State capture

By Artchil B. Fernandez

An interesting and curious heated exchange on the Senate floor erupted lately between neophyte senator Raffy Tulfo and veteran senator Cynthia Villar. It was an unexpected tit-for-tat since the subject of the verbal tussle is the budget of the Department of Agriculture.

Sen. Cynthia Villar as chairperson of the Senate Committee on Agriculture was defending the department’s P163.7-billion budget for 2023. In the course of interpellation Sen, Tulfo brought up the matter of farm to market roads (FMRs). He lambasted the FMRs as sources of graft and corruption.

“This farm-to-market road program is riddled with corruption and used by influential politicians. Believe it or not, there are many incidents where towns which are not rice or vegetable-producing have so many farm-to-market projects. There are jokes about cockpit-to-market road, subdivision-to-market road, and even private resort-to-market road,” Tulfo thundered on the Senate floor.  “How does the DA determine that the FMR requested by an influential, rich politician would benefit farmers instead of serving the politician’s interest,” he added.

Then Tulfo delivered a bombshell involving the conversion of rice lands into subdivisions. “Our farmlands keep getting smaller, big developers buy them and convert them into commercial and residential land. What does the DA do about this?” he asked.

The question is a swipe to Sen. Cynthia Villar whose family’s business empire is anchored on real estate and property development. Vista Land, considered the largest homebuilder in the Philippines that operates Camella Homes, Lumina Homes and others, is owned the Villars.

“We buy lands only in the cities and capital towns,” retorted Sen. Cynthia Villar defensively. “Where will the people live if you don’t build subdivisions?” she asked.

Senate President Miguel Zubiri forestalled further heated exchange between Tulfo and Villar by suspending the session.

Whether intentional or not, Tulfo highlighted one vital truth in Philippine political scene – state capture. State capture refers to the manipulation or the use of the state to advance the private interests of individuals and corporations. In plain language it is the capture of the state by individuals, corporations, or families to promote, advance, and serve their self-interests.

The Villars claims that their business empire was built through “sipag” (hard work) and “tiyaga” (perseverance/persistence). This is far from the truth. They were on the brink of financial collapse in the aftermath of the 1997 Asian financial crisis.

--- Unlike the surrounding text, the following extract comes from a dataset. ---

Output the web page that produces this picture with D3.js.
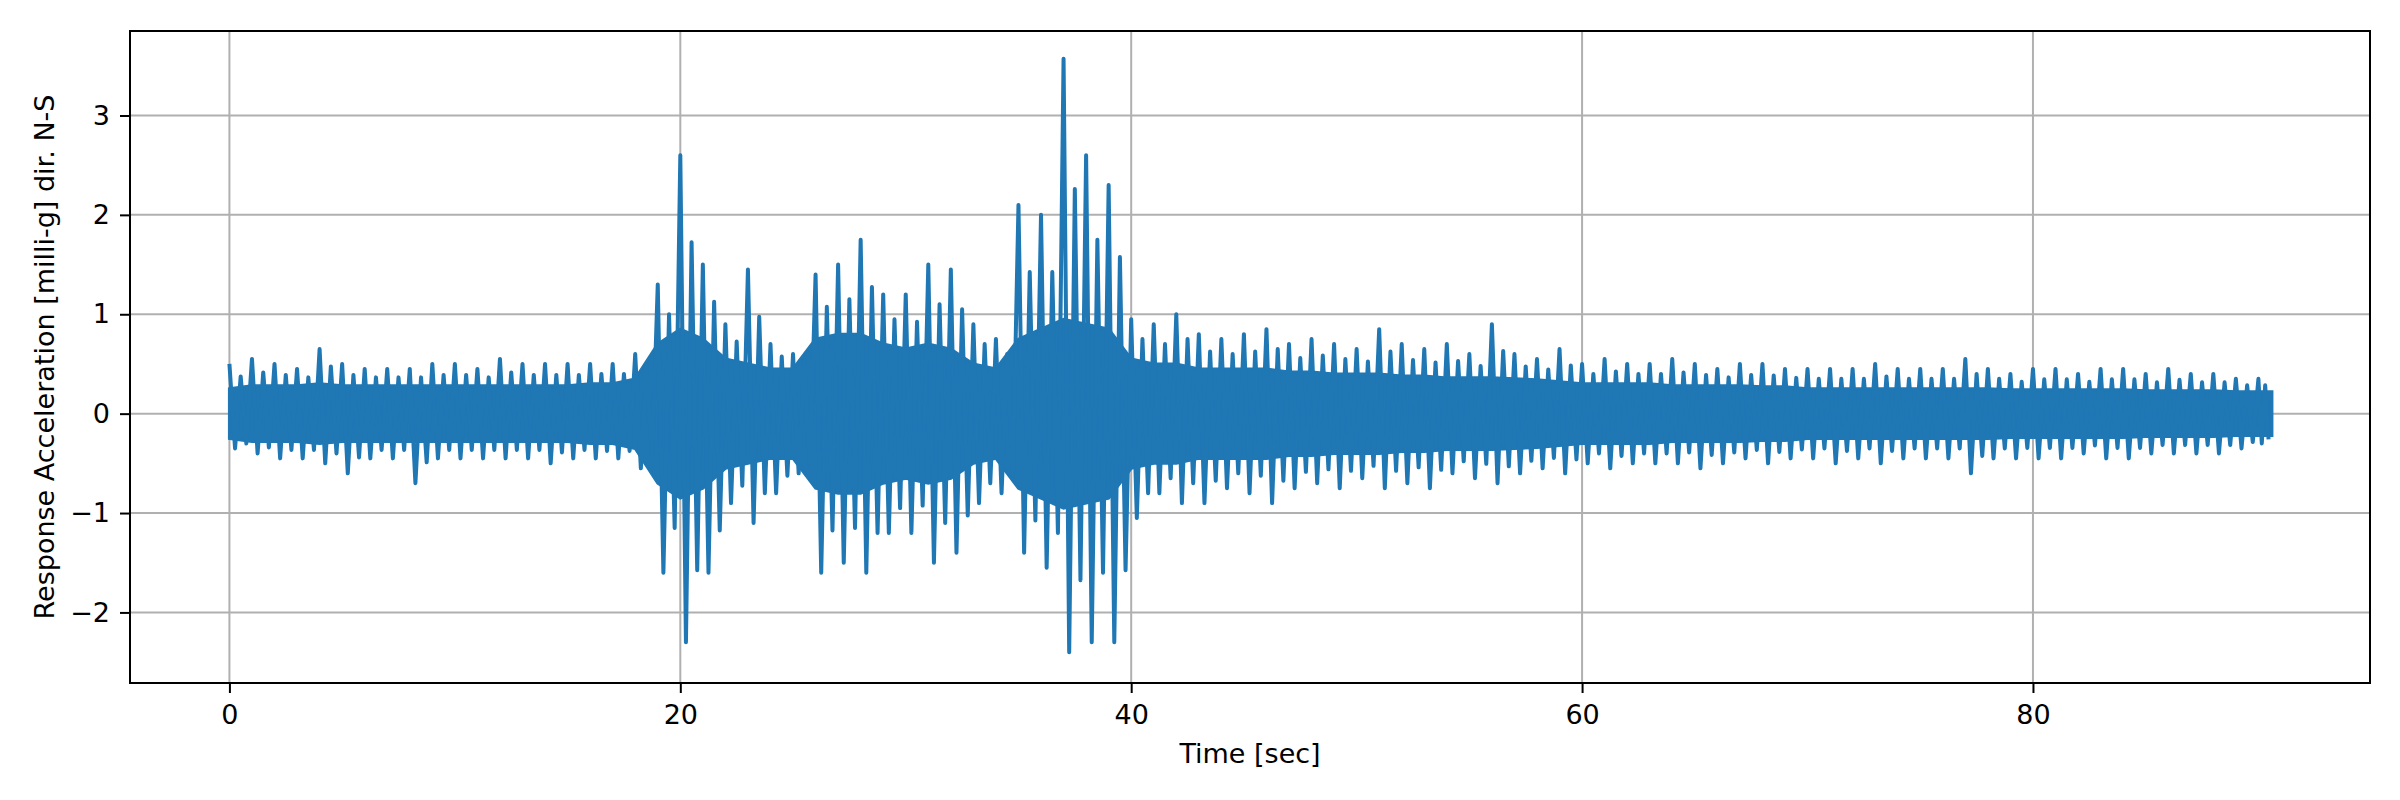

Two Villar companies – Capitol Development Bank (now Optimum Development Bank) and Manila Brickworks – defaulted on a P1.5 billion loan secured from BSP in April 1998.

Manny Villar, the husband of Cynthia Villar was Speaker of House in 1998 and in 2000 presided over the impeachment of former president Erap Estrada. Manny Villar gained enormous economic and political bonanza as Speaker and reaped more extravaganza under the new dispensation after Estrada’s ouster. It was only in the aftermath of the dramatic political change in 2000 where the husband Villar played a key role that saw the drastic and exponential expansion of the Villar business empire.

Without state backing, the Villars would have remained a minor real property developer today. It is not “hard work and “perseverance/persistence” that made the Villars one of the richest families in the country today. It is state capture that made the current enormous wealth of the Villars possible.

The political positions taken by the Villars under the previous Du30 administration illustrates the dynamics of state capture. Mark Villar, son of Sen. Cynthia Villar was the secretary of the Department of Public Works and Highways (DPWH) while the senator chaired the agriculture committee in the Senate. The exchange between Sen. Tulfo and Sen. Cynthia Villar highlighted the correlation of the two positions.

Responding to Tulfo’s query on how the DA determined the FMR requests by politicians, Villar said the DPWH uses drones. “While the budget comes from the DA, it is the DPWH that builds these farm-to-market roads,” she explained. To which Tulfo replied, “So, if the DPWH and the property developers are in cahoots with one another, that’s the end for the poor farmers who are supposed to benefit from these roads.” Bulls eye for Tulfo.

In fairness to the Villars, they are not the only ones who captured the state. The use of the state to advance private interests had been one of the ignominious hall marks of the Marcos dictatorship. It was then called crony capitalism or bureaucrat capitalism. The cronies of Marcos senior bankrupted the Philippine government. Cronyism is one major factor for the downfall of the Philippine economy at that time and a main indicator the rule of the dictator was not a “Golden Age.”

Then there is the saga of Dennis Uy under the Du30’s bloody and gory rule. His meteoric rise is a shining example of state capture. Uy would not have joined the billionaires’ club without state sponsor. Now that his patron is out of power, Uy’s business empire is crumbling.

The proliferation and enduring strength of political dynasties that are now so entrenched in the political landscape are the ultimate embodiment of state capture, from local to national politics.

Unless the Philippine state is freed from the capture of vested oligarchic or elite interests the country will remain poor and backward.